Boxing's new super-cruiserweight division is 'sensible' move that will allow mouthwatering fights like Usyk vs Wilder
BECAUSE Tyson Fury and the rest of today’s leading heavyweights are built the size of articulated trucks, boxing is about to create a new weight class.
The idea is that it’s going to be above the cruiserweight 14st 4lb limit and the fighters who will be involved won’t be allowed to be heavier than 16st.
With 17 weight divisions already, you would think the Noble Art needs another as about as much as Manchester needs a goodwill visit from Boris Johnson.
But talks between WBC president Mauricio Sulaiman and British Boxing Board of Control chairman Charlie Giles are at an advanced stage.
It is a sensible move and will protect men like Ukraine’s Oleksandr Usyk — who clashes with Derek Chisora tomorrow week in London — from being at an unacceptable weight disadvantage.
Usyk, the unbeaten former undisputed world cruiserweight champion ran out of opposition, which forced him to move up among the big boys.
Yet when he had his first heavyweight fight a year ago he was 15st 5lb, which means he will probably be at least three stone lighter than Chisora next week.

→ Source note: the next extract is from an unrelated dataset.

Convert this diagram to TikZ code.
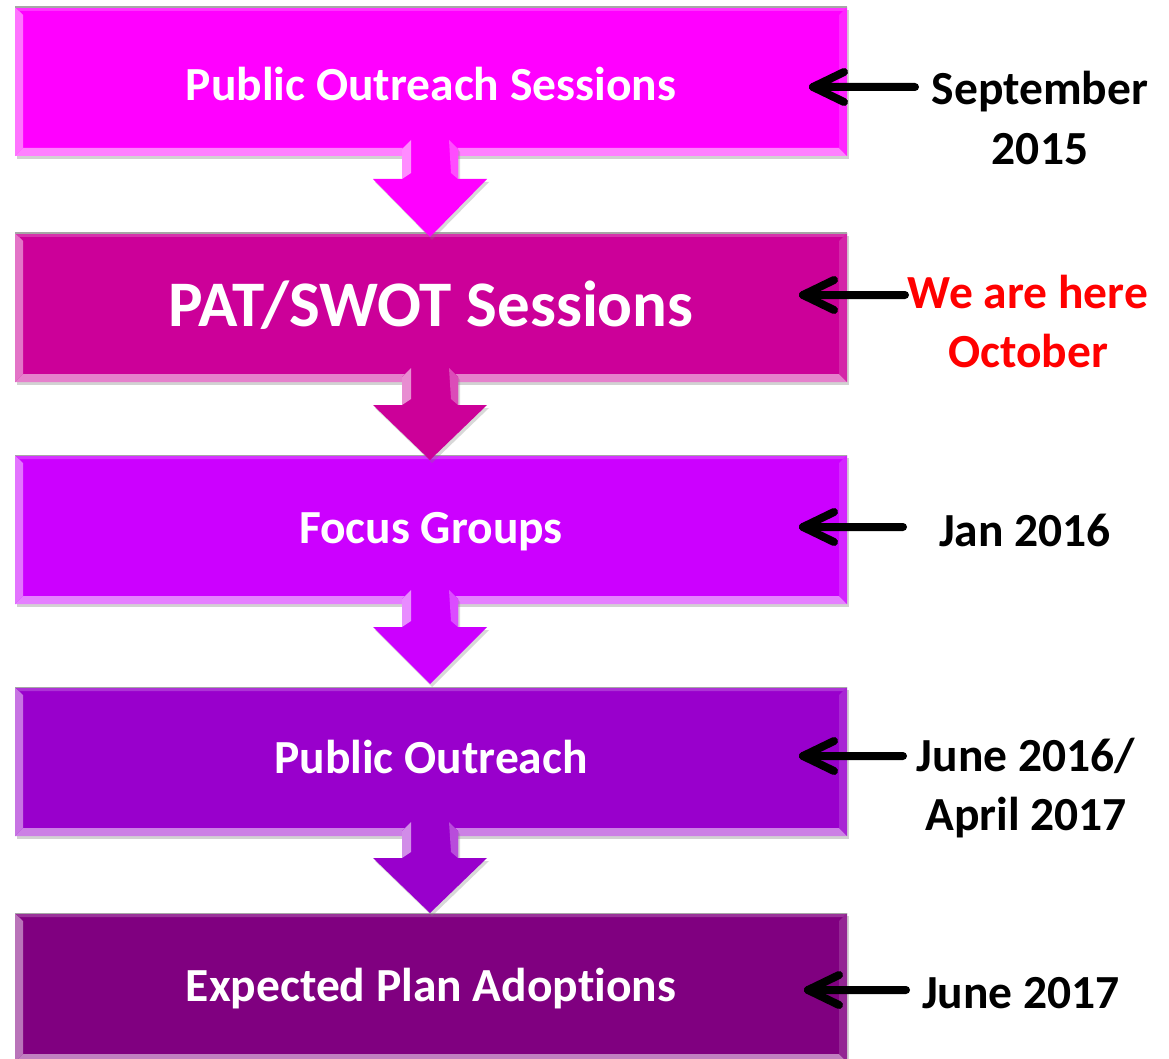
\documentclass[tikz,border=0pt]{standalone}
\usepackage{fontspec}
\setmainfont{Carlito}[Ligatures=NoCommon]
\usetikzlibrary{calc,shadows}
\definecolor{cA}{HTML}{FF00FF}
\definecolor{cB}{HTML}{CC0099}
\definecolor{cC}{HTML}{CC00FF}
\definecolor{cD}{HTML}{9900CC}
\definecolor{cE}{HTML}{800080}
\definecolor{redtxt}{HTML}{FF0000}
\tikzset{
  stagebox/.style={draw=none, fill=#1, minimum width=832pt, minimum height=149pt,
    inner sep=0pt, text=white, text height=27pt, text depth=0pt,
    font=\fontsize{47.5}{56}\selectfont\bfseries,
    drop shadow={opacity=0.35, shadow xshift=2pt, shadow yshift=-3pt},
    path picture={
      \coordinate (SW) at (path picture bounding box.south west);
      \coordinate (SE) at (path picture bounding box.south east);
      \coordinate (NW) at (path picture bounding box.north west);
      \coordinate (NE) at (path picture bounding box.north east);
      \fill[#1!55!white] (SW) -- (NW) -- ([shift={(8pt,-8pt)}]NW) -- ([shift={(8pt,8pt)}]SW) -- cycle;
      \fill[#1!50!white] (SW) -- (SE) -- ([shift={(-8pt,8pt)}]SE) -- ([shift={(8pt,8pt)}]SW) -- cycle;
      \fill[#1!85!white] (SE) -- (NE) -- ([shift={(-8pt,-8pt)}]NE) -- ([shift={(-8pt,8pt)}]SE) -- cycle;
      \fill[#1!80!white] (NW) -- (NE) -- ([shift={(-4pt,-4pt)}]NE) -- ([shift={(4pt,-4pt)}]NW) -- cycle;
      \draw[gray!70, line width=1.2pt] (NW) -- (NE);
    }},
  datelabel/.style={align=center, inner sep=0pt, text=black,
    font=\fontsize{47.5}{59}\selectfont\bfseries},
  pointer/.style={draw=black, line width=8pt, line cap=round, line join=round},
  downarrow/.style={fill=#1, drop shadow={opacity=0.3, shadow xshift=2pt, shadow yshift=-3pt}},
  shafthl/.style={fill=#1!45!white}
}
\begin{document}
\begin{tikzpicture}[x=1pt,y=-1pt]
\useasboundingbox (0,0) rectangle (1169,1059);
\fill[white] (0,0) rectangle (1169,1059);

% boxes
\node[stagebox=cA, text height=39pt] (b1) at (431,81.5) {Public Outreach Sessions};
\node[stagebox=cB, text height=37pt, font=\fontsize{65}{72}\selectfont\bfseries] (b2) at (431,307.5) {PAT/SWOT Sessions};
\node[stagebox=cC] (b3) at (431,529.5) {Focus Groups};
\node[stagebox=cD, text height=24pt] (b4) at (431,761.5) {Public Outreach};
\node[stagebox=cE] (b5) at (431,987.5) {Expected Plan Adoptions};

% down arrows between boxes
\foreach \T/\H/\P/\c in {140/179/237/cA, 368/405/460/cB, 590/627/684/cC, 822/858/913/cD}{
  \fill[downarrow=\c] (402,\T+9) -- (411,\T) -- (449,\T) -- (458,\T+9) -- (458,\H)
     -- (487,\H) -- (430,\P) -- (373,\H) -- (402,\H) -- cycle;
  \fill[shafthl=\c] (402,\T+9) -- (411,\T) -- (411,\H-6) -- (402,\H) -- cycle;
  \fill[\c!70!white] (449,\T) -- (458,\T+9) -- (458,\H) -- (451,\H-6) -- cycle;
}

% date labels
\node[datelabel] (l1) at (1040,118) {September\\2015};
\node[datelabel, text=redtxt] (l2) at (1028,322) {We are here\\October};
\node[datelabel] (l3) at (1025,530) {Jan 2016};
\node[datelabel] (l4) at (1026,788) {June 2016/\\April 2017};
\node[datelabel] (l5) at (1021,993) {June 2017};

% pointer arrows
\coordinate (s1) at (915,87);  \coordinate (t1) at (813,87);
\coordinate (s2) at (905,295); \coordinate (t2) at (803,295);
\coordinate (s3) at (903,527); \coordinate (t3) at (803,527);
\coordinate (s4) at (903,756); \coordinate (t4) at (803,756);
\coordinate (s5) at (906,990); \coordinate (t5) at (808,990);
\foreach \i in {1,...,5}{
  \draw[pointer] (s\i) -- (t\i) -- ++(31pt,15pt);
  \draw[pointer] (t\i) -- ++(31pt,-15pt);
}
\end{tikzpicture}
\end{document}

Tony Bellew, the former world cruiserweight champ knocked out by Usyk in his last fight, has been asked by the WBC to be an ambassador for the plan.
Bellew said: “I’m very enthusiastic about this because it will allow the small heavyweights and big cruiserweights to have a level playing field.
“Speaking from experience Usyk is technically the best in the heavyweight division. He’s a genius.
“But the one thing that will hold him back is sheer size. He will not be able to beat the real big boys for that reason.
“Heavyweights are getting bigger and bigger. Look at Tyson Fury, Anthony Joshua and Dillian Whyte. They are huge. The new division is inevitable and the need for it is going to get more apparent.”
Glenn McCrory, Britain’s first world cruiserweight champion, is 100 per cent behind Bellew. He said: “When I lost my cruiserweight title I moved up to heavyweight and fought Lennox Lewis.
“He was only a couple of stone heavier but he was throwing me around like I was a rag doll. Imagine what it would be like facing someone three or four stone heavier.”
Fans may be surprised to learn last century’s legendary world champions would never be considered heavyweights in this era of Goliaths.
This what they weighed when they won the title. Jack Johnson (13st 4lb), Jack Dempsey (13st 5lb), Joe Louis (14st 1lb) and Rocky Marciano a mere 13st 2lb.
Can you imagine matching Marciano — 11 inches shorter and six stone lighter — with Fury? He’d be arrested under the Trades Description Act.
The only negative argument I’ve heard is a new super-cruiserweight division will be unfashionable and therefore unattractive to the TV companies’ networks.
But if it was launched with a Usyk-Deontay Wilder — an under 16st man — world championship battle, I doubt if that would be too difficult to sell.